Passée quasiment inaperçue sur le moment, cette dernière formule sera réutilisée par la chancelière, le 7 septembre, dans un discours au Bundestag, dans lequel ne figure pas le fameux « Wir schaffen das ». Cette absence est évidemment remarquée, d’autant plus que le discours est prononcé dans un contexte très délicat pour Mme Merkel. Trois jours après la déroute électorale de l’Union chrétienne-démocrate (CDU) face au parti d’extrême droite Alternative pour l’Allemagne (AfD) dans le Land de Mecklembourg - Poméranie-Occidentale, déroute que l’aile droite de sa majorité attribue précisément à sa politique à l’égard des réfugiés, il est clair que Mme Merkel entend calmer le jeu. S’il n’est pas question pour elle de se dédire, elle semble alors avoir compris qu’il n’est pas non plus dans son intérêt de s’entêter.

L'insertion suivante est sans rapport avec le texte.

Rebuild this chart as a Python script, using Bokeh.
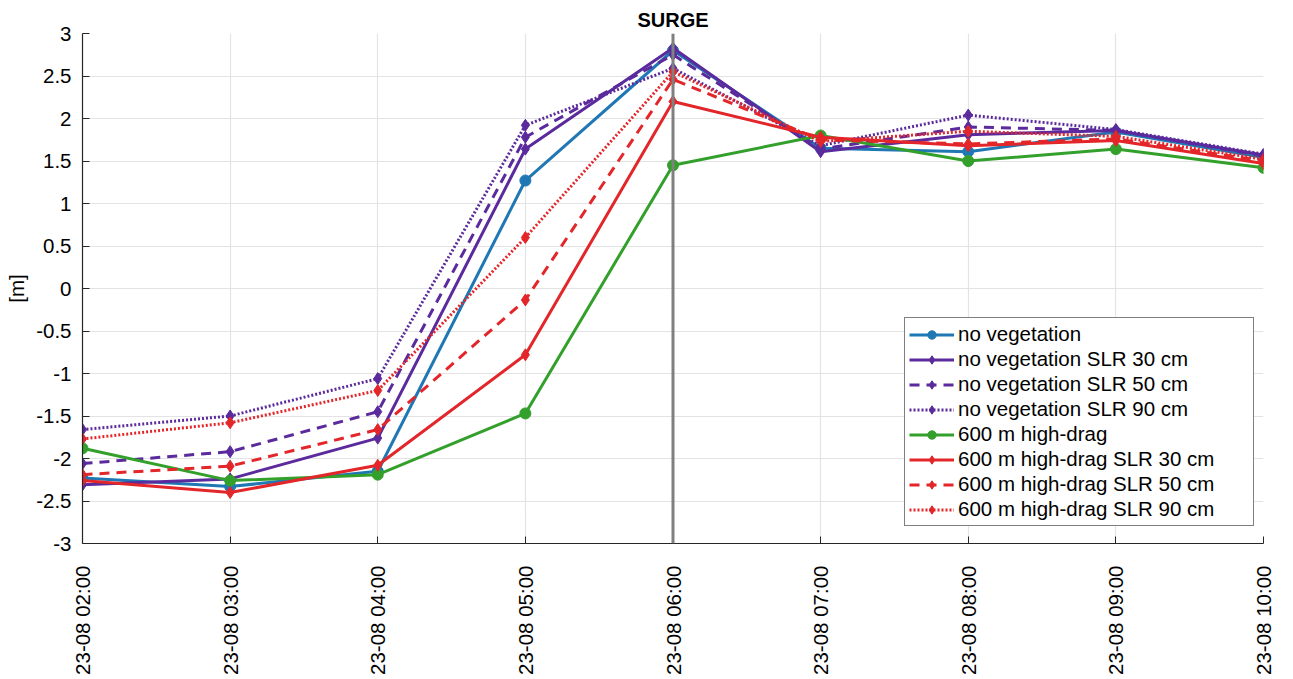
import numpy as np
from bokeh.plotting import figure
from bokeh.models import Range1d, Legend, LegendItem, Span, FixedTicker
from bokeh.embed import file_html
from bokeh.resources import INLINE

hours = [2, 3, 4, 5, 6, 7, 8, 9, 10]
tick_labels = ["23-08 02:00", "23-08 03:00", "23-08 04:00", "23-08 05:00", "23-08 06:00",
               "23-08 07:00", "23-08 08:00", "23-08 09:00", "23-08 10:00"]
y_ticks = [-3, -2.5, -2, -1.5, -1, -0.5, 0, 0.5, 1, 1.5, 2, 2.5, 3]
y_tick_labels = ["-3", "-2.5", "-2", "-1.5", "-1", "-0.5", "0", "0.5", "1", "1.5", "2", "2.5", "3"]

no_veg = [-2.23, -2.33, -2.15, 1.27, 2.80, 1.65, 1.61, 1.84, 1.54]
no_veg_slr30 = [-2.31, -2.24, -1.76, 1.64, 2.83, 1.61, 1.81, 1.86, 1.57]
no_veg_slr50 = [-2.06, -1.92, -1.45, 1.78, 2.75, 1.64, 1.90, 1.86, 1.56]
no_veg_slr90 = [-1.66, -1.50, -1.06, 1.92, 2.59, 1.68, 2.04, 1.87, 1.58]
hd600 = [-1.88, -2.26, -2.19, -1.47, 1.45, 1.80, 1.50, 1.64, 1.42]
hd600_slr30 = [-2.26, -2.40, -2.08, -0.78, 2.20, 1.78, 1.68, 1.74, 1.47]
hd600_slr50 = [-2.19, -2.09, -1.66, -0.135, 2.46, 1.75, 1.70, 1.76, 1.50]
hd600_slr90 = [-1.77, -1.58, -1.20, 0.60, 2.55, 1.73, 1.85, 1.79, 1.52]

series_names = ["no vegetation", "no vegetation SLR 30 cm", "no vegetation SLR 50 cm",
                "no vegetation SLR 90 cm", "600 m high-drag", "600 m high-drag SLR 30 cm",
                "600 m high-drag SLR 50 cm", "600 m high-drag SLR 90 cm"]
series_values = [no_veg, no_veg_slr30, no_veg_slr50, no_veg_slr90,
                 hd600, hd600_slr30, hd600_slr50, hd600_slr90]

BLUE, PURPLE, GREEN, RED = "#1f78b4", "#5b2a9c", "#33a02c", "#e3262a"
styles = [
    (BLUE, "solid", "circle", 11),
    (PURPLE, "solid", "diamond", 12),
    (PURPLE, "10 7", "diamond", 12),
    (PURPLE, "2 2", "diamond", 12),
    (GREEN, "solid", "circle", 11),
    (RED, "solid", "diamond", 12),
    (RED, "10 7", "diamond", 12),
    (RED, "2 2", "diamond", 12),
]

FONT = "Liberation Sans"
FS = "20.5px"

p = figure(width=1277, height=677, output_backend="svg", toolbar_location=None,
           x_range=Range1d(2, 10), y_range=Range1d(-3, 3),
           min_border_left=82, min_border_right=14, min_border_top=33, min_border_bottom=131)

p.title.text = "SURGE"
p.title.align = "center"
p.title.text_font = FONT
p.title.text_font_size = "20px"
p.title.text_font_style = "bold"
p.title.text_color = "black"
p.title.standoff = 6

p.outline_line_color = None
p.background_fill_color = "white"
p.border_fill_color = "white"

p.xgrid.grid_line_color = "#e3e3e3"
p.ygrid.grid_line_color = "#e3e3e3"
p.xgrid.grid_line_width = 1.2
p.ygrid.grid_line_width = 1.2

p.xaxis.ticker = FixedTicker(ticks=hours)
p.xaxis.major_label_overrides = {h: lab for h, lab in zip(hours, tick_labels)}
p.xaxis.major_label_orientation = np.pi / 2
p.yaxis.ticker = FixedTicker(ticks=y_ticks)
p.yaxis.major_label_overrides = {t: lab for t, lab in zip(y_ticks, y_tick_labels)}
p.yaxis.axis_label = "[m]"

for ax in (p.xaxis[0], p.yaxis[0]):
    ax.axis_line_color = "#262626"
    ax.axis_line_width = 1.2
    ax.major_tick_line_color = "#262626"
    ax.major_tick_in = 7
    ax.major_tick_out = 0
    ax.minor_tick_line_color = None
    ax.major_label_text_font = FONT
    ax.major_label_text_font_size = FS
    ax.major_label_text_color = "black"
    ax.axis_label_text_font = FONT
    ax.axis_label_text_font_size = FS
    ax.axis_label_text_font_style = "normal"
    ax.axis_label_text_color = "black"
p.xaxis.major_label_standoff = 22
p.yaxis.major_label_standoff = 11
p.yaxis.axis_label_standoff = 5

p.add_layout(Span(location=6, dimension="height", line_color="#808080", line_width=3))

items = []
for name, vals, (col, dash, marker, size) in zip(series_names, series_values, styles):
    r1 = p.line(hours, vals, line_color=col, line_width=3, line_dash=dash)
    r2 = p.scatter(hours, vals, marker=marker, size=size, fill_color=col, line_color=col)
    items.append(LegendItem(label=name, renderers=[r1, r2]))

legend = Legend(items=items, location=(822, 17))
legend.label_text_font = FONT
legend.label_text_font_size = FS
legend.label_text_color = "black"
legend.border_line_color = "black"
legend.border_line_width = 1
legend.background_fill_alpha = 1
legend.glyph_width = 45
legend.glyph_height = 21
legend.label_height = 21
legend.label_width = 291
legend.spacing = 1
legend.padding = 4
legend.margin = 0
legend.label_standoff = 4
p.add_layout(legend, "center")

open("out.html", "w").write(file_html(p, INLINE))
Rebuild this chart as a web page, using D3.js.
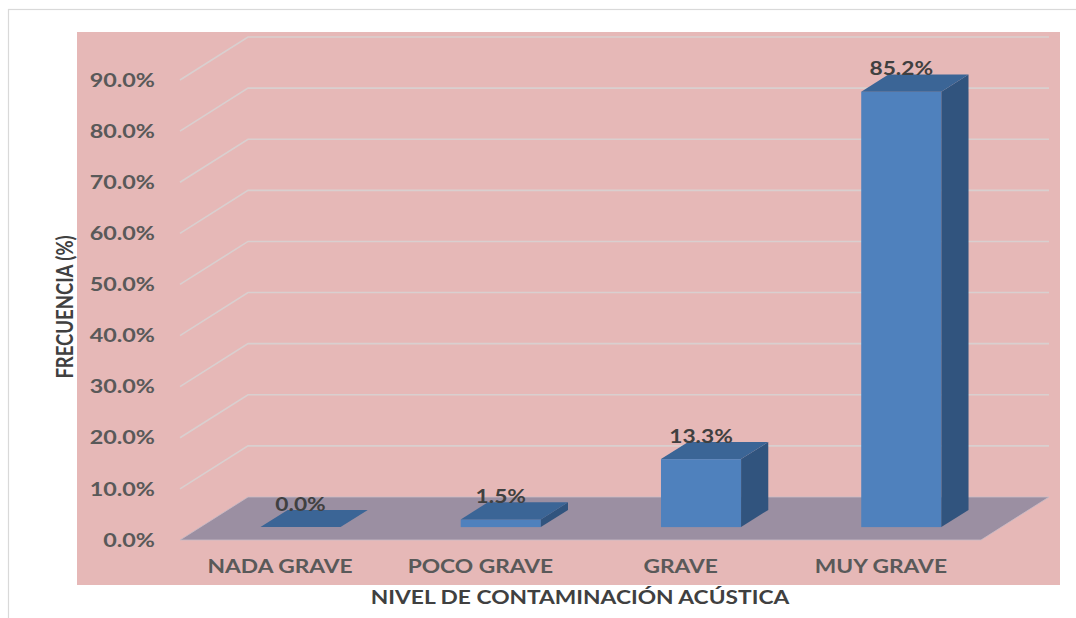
<!DOCTYPE html>
<html><head><meta charset="utf-8">
<script src="https://cdn.jsdelivr.net/npm/d3@7/dist/d3.min.js"></script>
<style>body{margin:0;background:#fff;}svg{display:block;font-family:Lato,"Open Sans",sans-serif;font-weight:bold;}</style>
</head><body>
<svg id="c" width="1076" height="618"></svg>
<script>
const categories = ["NADA GRAVE","POCO GRAVE","GRAVE","MUY GRAVE"];
const values = [0.0, 1.5, 13.3, 85.2];
const ticks = [0,10,20,30,40,50,60,70,80,90];
const yTitle = "FRECUENCIA (%)";
const xTitle = "NIVEL DE CONTAMINACIÓN ACÚSTICA";

const svg = d3.select("#c");
const DX = 68, DY = -43;          // depth of the floor
const frontL = 180, frontR = 981, baseY = 540;
const SX = 1.23;                  // horizontal stretch of the text

function label(parent, px, py, txt, opts){
  const t = parent.append("text")
    .attr("transform", `translate(${px},${py}) scale(${SX},1)` + (opts.rotate ? ` rotate(${opts.rotate})` : ""))
    .attr("text-anchor", opts.anchor || "middle")
    .attr("fill", opts.fill || "#595959")
    .attr("font-size", opts.size || 19)
    .text(txt);
  if (opts.dy) t.attr("dy", opts.dy);
  return t;
}

// frame
svg.append("rect").attr("x",8.5).attr("y",9.5).attr("width",1080).attr("height",620)
  .attr("fill","#fff").attr("stroke","#d9d9d9").attr("stroke-width",1.2);
// plot area
svg.append("rect").attr("x",77).attr("y",32).attr("width",983).attr("height",553).attr("fill","#e6b8b7");

const x = d3.scaleBand().domain(categories).range([frontL, frontR]).paddingInner(0.6).paddingOuter(0.3);
const y = d3.scaleLinear().domain([0,90]).range([baseY, 80]);

// gridlines (back wall + left wall)
ticks.filter(t=>t>0).forEach(t=>{
  const yy = y(t);
  svg.append("polyline")
    .attr("points",`${frontL},${yy} ${frontL+DX},${yy+DY} ${frontR+DX},${yy+DY}`)
    .attr("fill","none").attr("stroke","#d9cfcf").attr("stroke-width",1.6);
});

// floor
svg.append("polygon")
  .attr("points",`${frontL},${baseY} ${frontR},${baseY} ${frontR+DX},${baseY+DY} ${frontL+DX},${baseY+DY}`)
  .attr("fill","#9b8fa2").attr("stroke","#c9bcc6").attr("stroke-width",0.8);

// y tick labels
const tg = svg.append("g");
ticks.forEach(t => label(tg, 155, y(t), t.toFixed(1)+"%", {anchor:"end", dy:"0.35em", size:19}));

// bars
const d0 = 0.3, dd = 0.4;
const ox = DX*d0, oy = DY*d0, bx = DX*dd, by = DY*dd;
const g = svg.append("g");
const lg = svg.append("g");
categories.forEach((c,i)=>{
  const v = values[i];
  const x0 = x(c)+ox, x1 = x(c)+x.bandwidth()+ox;
  const bot = baseY+oy, top = y(v)+oy;
  if (v > 0) {
    g.append("rect").attr("x",x0).attr("y",top).attr("width",x1-x0).attr("height",bot-top).attr("fill","#4f81bd");
    g.append("polygon").attr("points",`${x1},${top} ${x1+bx},${top+by} ${x1+bx},${bot+by} ${x1},${bot}`).attr("fill","#31547e");
  }
  g.append("polygon").attr("points",`${x0},${top} ${x1},${top} ${x1+bx},${top+by} ${x0+bx},${top+by}`).attr("fill","#3b6596");
  label(lg, (x0+x1)/2, top+by+1, v.toFixed(1)+"%", {fill:"#404040", size:18.5});
});

// category labels
const cg = svg.append("g");
categories.forEach(c => label(cg, x(c)+x.bandwidth()/2, 567, c, {dy:"0.35em", size:18.5}));

// axis titles
label(svg, 580, 598, xTitle, {fill:"#404040", size:18.5, dy:"0.35em"});
label(svg, 65, 307, yTitle, {fill:"#404040", size:18.5, dy:"0.35em", rotate:-90});
</script>
</body></html>
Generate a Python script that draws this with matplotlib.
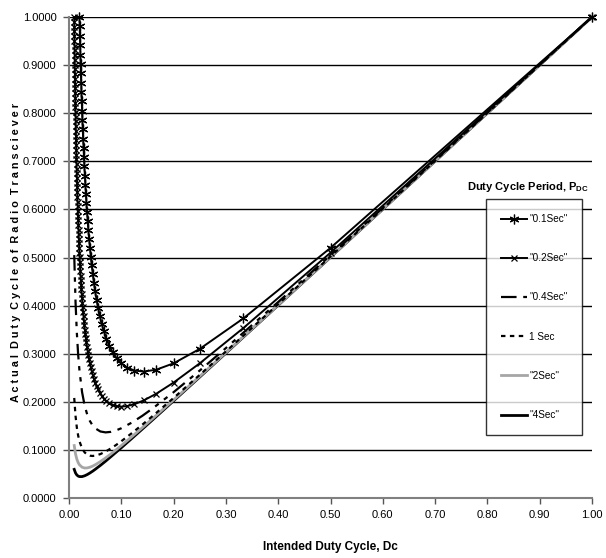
import matplotlib.pyplot as plt
from matplotlib.lines import Line2D

# intended duty cycle at which the marked series were sampled (1/n, n = 1..100)
dc_marked = [1.0, 0.5, 0.3333, 0.25, 0.2, 0.1667, 0.1429, 0.125, 0.1111, 0.1,
             0.0909, 0.0833, 0.0769, 0.0714, 0.0667, 0.0625, 0.0588, 0.0556, 0.0526, 0.05,
             0.0476, 0.0455, 0.0435, 0.0417, 0.04, 0.0385, 0.037, 0.0357, 0.0345, 0.0333,
             0.0323, 0.0313, 0.0303, 0.0294, 0.0286, 0.0278, 0.027, 0.0263, 0.0256, 0.025,
             0.0244, 0.0238, 0.0233, 0.0227, 0.0222, 0.0217, 0.0213, 0.0208, 0.0204, 0.02,
             0.0196, 0.0192, 0.0189, 0.0185, 0.0182, 0.0179, 0.0175, 0.0172, 0.0169, 0.0167,
             0.0164, 0.0161, 0.0159, 0.0156, 0.0154, 0.0152, 0.0149, 0.0147, 0.0145, 0.0143,
             0.0141, 0.0139, 0.0137, 0.0135, 0.0133, 0.0132, 0.013, 0.0128, 0.0127, 0.0125,
             0.0123, 0.0122, 0.012, 0.0119, 0.0118, 0.0116, 0.0115, 0.0114, 0.0112, 0.0111,
             0.011, 0.0109, 0.0108, 0.0106, 0.0105, 0.0104, 0.0103, 0.0102, 0.0101, 0.01]

act_01 = [1.0, 0.52, 0.3733, 0.31, 0.28, 0.2667, 0.2629, 0.265, 0.2711, 0.28,
          0.2909, 0.3033, 0.3169, 0.3314, 0.3467, 0.3625, 0.3788, 0.3956, 0.4126, 0.43,
          0.4476, 0.4655, 0.4835, 0.5017, 0.52, 0.5385, 0.557, 0.5757, 0.5945, 0.6133,
          0.6323, 0.6513, 0.6703, 0.6894, 0.7086, 0.7278, 0.747, 0.7663, 0.7856, 0.805,
          0.8244, 0.8438, 0.8633, 0.8827, 0.9022, 0.9217, 0.9413, 0.9608, 0.9804, 1.0]

act_02 = [1.0, 0.51, 0.3533, 0.28, 0.24, 0.2167, 0.2029, 0.195, 0.1911, 0.19,
          0.1909, 0.1933, 0.1969, 0.2014, 0.2067, 0.2125, 0.2188, 0.2256, 0.2326, 0.24,
          0.2476, 0.2555, 0.2635, 0.2717, 0.28, 0.2885, 0.297, 0.3057, 0.3145, 0.3233,
          0.3323, 0.3413, 0.3503, 0.3594, 0.3686, 0.3778, 0.387, 0.3963, 0.4056, 0.415,
          0.4244, 0.4338, 0.4433, 0.4527, 0.4622, 0.4717, 0.4813, 0.4908, 0.5004, 0.51,
          0.5196, 0.5292, 0.5389, 0.5485, 0.5582, 0.5679, 0.5775, 0.5872, 0.5969, 0.6067,
          0.6164, 0.6261, 0.6359, 0.6456, 0.6554, 0.6652, 0.6749, 0.6847, 0.6945, 0.7043,
          0.7141, 0.7239, 0.7337, 0.7435, 0.7533, 0.7632, 0.773, 0.7828, 0.7927, 0.8025,
          0.8123, 0.8222, 0.832, 0.8419, 0.8518, 0.8616, 0.8715, 0.8814, 0.8912, 0.9011,
          0.911, 0.9209, 0.9308, 0.9406, 0.9505, 0.9604, 0.9703, 0.9802, 0.9901, 1.0]

# unmarked series, read at fewer points
dc_plain = [0.01, 0.0125, 0.015, 0.0175, 0.02, 0.025, 0.03, 0.035, 0.04, 0.045,
            0.05, 0.06, 0.07, 0.08, 0.09, 0.1, 0.12, 0.14, 0.16, 0.2,
            0.25, 0.3, 0.4, 0.5, 0.6, 0.7, 0.8, 0.9, 1.0]

act_04 = [0.505, 0.4075, 0.3433, 0.2982, 0.265, 0.22, 0.1917, 0.1729, 0.16, 0.1511,
          0.145, 0.1383, 0.1364, 0.1375, 0.1406, 0.145, 0.1567, 0.1707, 0.1863, 0.22,
          0.265, 0.3117, 0.4075, 0.505, 0.6033, 0.7021, 0.8013, 0.9006, 1.0]
act_1 = [0.208, 0.1705, 0.1463, 0.1298, 0.118, 0.103, 0.0947, 0.0901, 0.088, 0.0874,
         0.088, 0.0913, 0.0966, 0.103, 0.1102, 0.118, 0.1347, 0.1523, 0.1705, 0.208,
         0.256, 0.3047, 0.403, 0.502, 0.6013, 0.7009, 0.8005, 0.9002, 1.0]
act_2 = [0.109, 0.0915, 0.0807, 0.0736, 0.069, 0.064, 0.0623, 0.0626, 0.064, 0.0662,
         0.069, 0.0757, 0.0833, 0.0915, 0.1001, 0.109, 0.1273, 0.1461, 0.1653, 0.204,
         0.253, 0.3023, 0.4015, 0.501, 0.6007, 0.7004, 0.8003, 0.9001, 1.0]
act_4 = [0.0595, 0.052, 0.0478, 0.0456, 0.0445, 0.0445, 0.0462, 0.0488, 0.052, 0.0556,
         0.0595, 0.0678, 0.0766, 0.0858, 0.0951, 0.1045, 0.1237, 0.1431, 0.1626, 0.202,
         0.2515, 0.3012, 0.4008, 0.5005, 0.6003, 0.7002, 0.8001, 0.9001, 1.0]

labels = ['"0.1Sec"', '"0.2Sec"', '"0.4Sec"', '1 Sec', '"2Sec"', '"4Sec"']
xticks = [0.0, 0.1, 0.2, 0.3, 0.4, 0.5, 0.6, 0.7, 0.8, 0.9, 1.0]
yticks = [0.0, 0.1, 0.2, 0.3, 0.4, 0.5, 0.6, 0.7, 0.8, 0.9, 1.0]

plt.rcParams['font.family'] = ['Liberation Sans Narrow', 'Liberation Sans', 'DejaVu Sans']

fig = plt.figure(figsize=(6.06, 5.58), dpi=100)
ax = fig.add_axes([69 / 606, 1 - 498 / 558, 523 / 606, 481 / 558])

asterisk = (6, 2, 0)
ax.plot(dc_plain, act_4, color='black', lw=2.0, zorder=3)
ax.plot(dc_plain, act_2, color='#a6a6a6', lw=2.0, zorder=3)
ax.plot(dc_plain, act_1, color='black', lw=1.6, dashes=(2, 2), zorder=3)
ax.plot(dc_plain, act_04, color='black', lw=1.6, dashes=(7, 3, 2, 3, 2, 3), zorder=3)
ax.plot(dc_marked, act_02, color='black', lw=1.4, marker='x', ms=5, mew=0.9,
        zorder=4, clip_on=False)
ax.plot(dc_marked[:50], act_01, color='black', lw=1.4, marker=asterisk, ms=7, mew=0.9,
        zorder=4, clip_on=False)

ax.set_xlim(0, 1)
ax.set_ylim(0, 1)
ax.set_xticks(xticks)
ax.set_xticklabels(['%.2f' % t for t in xticks], fontsize=8)
ax.set_yticks(yticks)
ax.set_yticklabels(['%.4f' % t for t in yticks], fontsize=8)
ax.tick_params(direction='out', length=4, width=1, color='#555555', pad=5)
ax.grid(axis='y', color='black', lw=1.0)
ax.set_axisbelow(True)
for side in ['top', 'right']:
    ax.spines[side].set_visible(False)
for side in ['left', 'bottom']:
    ax.spines[side].set_color('#808080')
    ax.spines[side].set_linewidth(1.5)

ax.set_xlabel('Intended Duty Cycle, Dc', fontsize=8.5, fontweight='bold')
ax.xaxis.set_label_coords(0.5, -43 / 481)
ax.set_ylabel('A c t u a l  D u t y  C y c l e  o f  R a d i o  T r a n s c i e v e r',
              fontsize=7.8, fontweight='bold', va='center')
ax.yaxis.set_label_coords(-53 / 523, 0.51)

# legend, in the order of the reference
handles = [
    Line2D([], [], color='black', lw=1.4, marker=asterisk, ms=7, mew=0.9),
    Line2D([], [], color='black', lw=1.4, marker='x', ms=5, mew=0.9),
    Line2D([], [], color='black', lw=1.6, dashes=(7, 3, 2, 3, 2, 3)),
    Line2D([], [], color='black', lw=1.6, dashes=(2, 2)),
    Line2D([], [], color='#a6a6a6', lw=2.0),
    Line2D([], [], color='black', lw=2.0),
]
leg = ax.legend(handles, labels, loc='upper left', bbox_to_anchor=(417 / 523, 1 - 182 / 481),
                frameon=True, fancybox=False, edgecolor='black', fontsize=7.2,
                handlelength=2.6, handletextpad=0.2, labelspacing=2.92,
                borderpad=1.5, borderaxespad=0)
leg.get_frame().set_linewidth(1.0)
leg.set_zorder(5)

fig.text(528 / 606, 1 - 187 / 558, 'Duty Cycle Period, P$_{\\mathregular{DC}}$',
         ha='center', va='center', fontsize=8, fontweight='bold')

fig.savefig('out.png', dpi=100)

Mieux vaut, pour cela, ne pas répéter une formule qui, à chaque fois qu’elle est prononcée, déchaîne un torrent de critiques.
Plus qu’un véritable tournant sur le fond, l’interview accordée par Mme Merkel à l’hebdomadaire Wirtschaftswoche apparaît donc davantage comme une explicitation, par la chancelière, d’une mise à distance qui, dans la réalité, était perceptible depuis au moins une quinzaine de jours. L’explicitation, en somme, d’un renoncement en germe depuis déjà quelque temps.
Pourquoi décide-t-elle aujourd’hui d’opérer cette clarification ? Si la parution d’extraits de cette interview à la veille d’élections régionales à Berlin n’est sans doute pas un hasard, il s’agit plus fondamentalement d’un signal adressé à l’aile conservatrice de son parti et à l’Union chrétienne-démocrate (CSU), sa très critique alliée bavaroise avec laquelle Mme Merkel sait qu’elle n’a pas intérêt à rompre dans la perspective des élections législatives de septembre 2017.
Très clairement, la chancelière, qui n’a pas encore dit si elle briguerait ou non un quatrième mandat, entend désormais mettre toutes les conditions de son côté pour rendre une telle candidature possible. Et elle sait, pour cela, qu’elle ne peut continuer à creuser le fossé qui la sépare d’une partie de plus en plus importante de sa majorité.